Towards a Unified System of Representation for Continuity and Discontinuity in Natural Language

TL;DR

This paper proposes a unified formal system combining Phrase Structure, Dependency, and Categorial Grammars to analyze both continuous and discontinuous structures in natural language, aiming to reconcile different linguistic theories.

Contribution

It introduces a novel unified mathematical framework that integrates three major grammatical formalisms to analyze linguistic structures involving continuity and discontinuity.

Findings

Unified analysis of discontinuous and continuous structures

Mathematical derivation combining three formalisms

Potential for cross-linguistic application

Abstract

Syntactic discontinuity is a grammatical phenomenon in which a constituent is split into more than one part because of the insertion of an element which is not part of the constituent. This is observed in many languages across the world such as Turkish, Russian, Japanese, Warlpiri, Navajo, Hopi, Dyirbal, Yidiny etc. Different formalisms/frameworks in current linguistic theory approach the problem of discontinuous structures in different ways.

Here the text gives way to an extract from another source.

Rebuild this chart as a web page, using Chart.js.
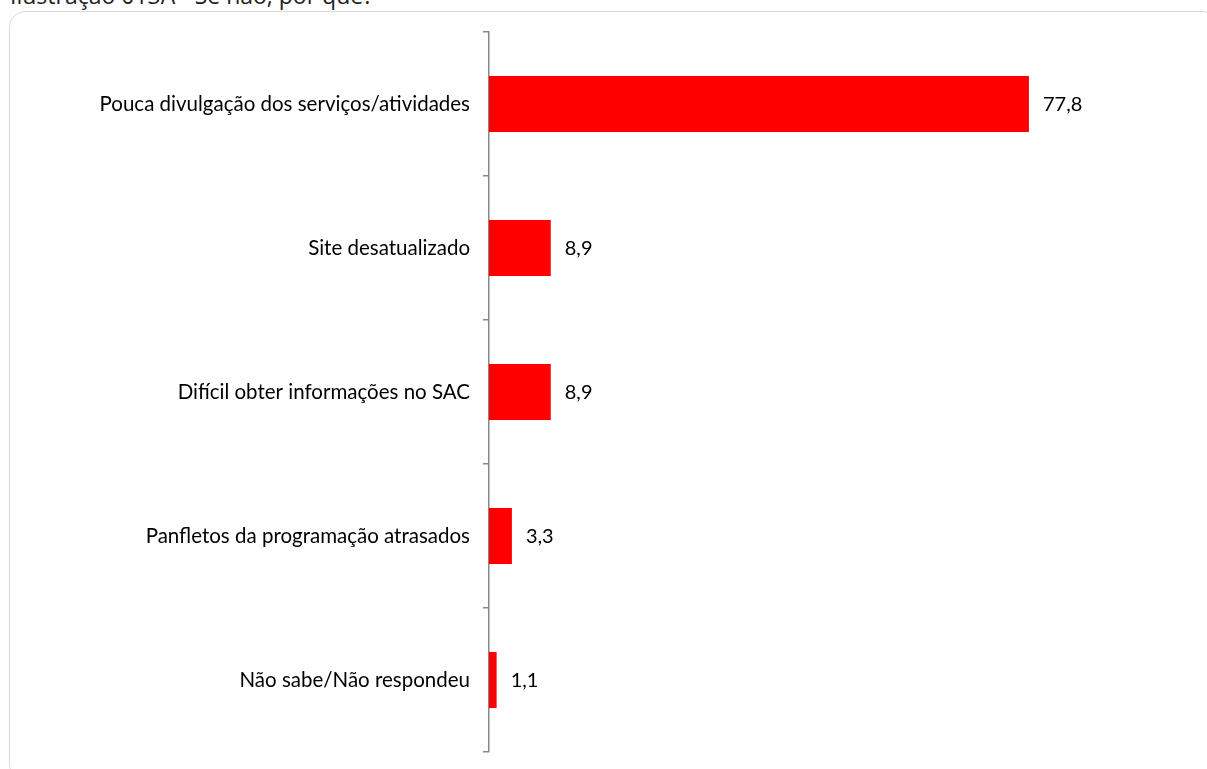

Each framework/formalism has widely been viewed as an independent and non-converging system of analysis. In this paper, we propose a unified system of representation for both continuity and discontinuity in structures of natural languages by taking into account three formalisms, in particular, Phrase Structure Grammar (PSG) for its widely used notion of constituency, Dependency Grammar (DG) for its head-dependent relations, and Categorial Grammar (CG) for its focus on functor-argument relations. We attempt to show that discontinuous expressions as well as continuous structures can be analysed through a unified mathematical derivation incorporating the representations of linguistic structure in these three grammar formalisms.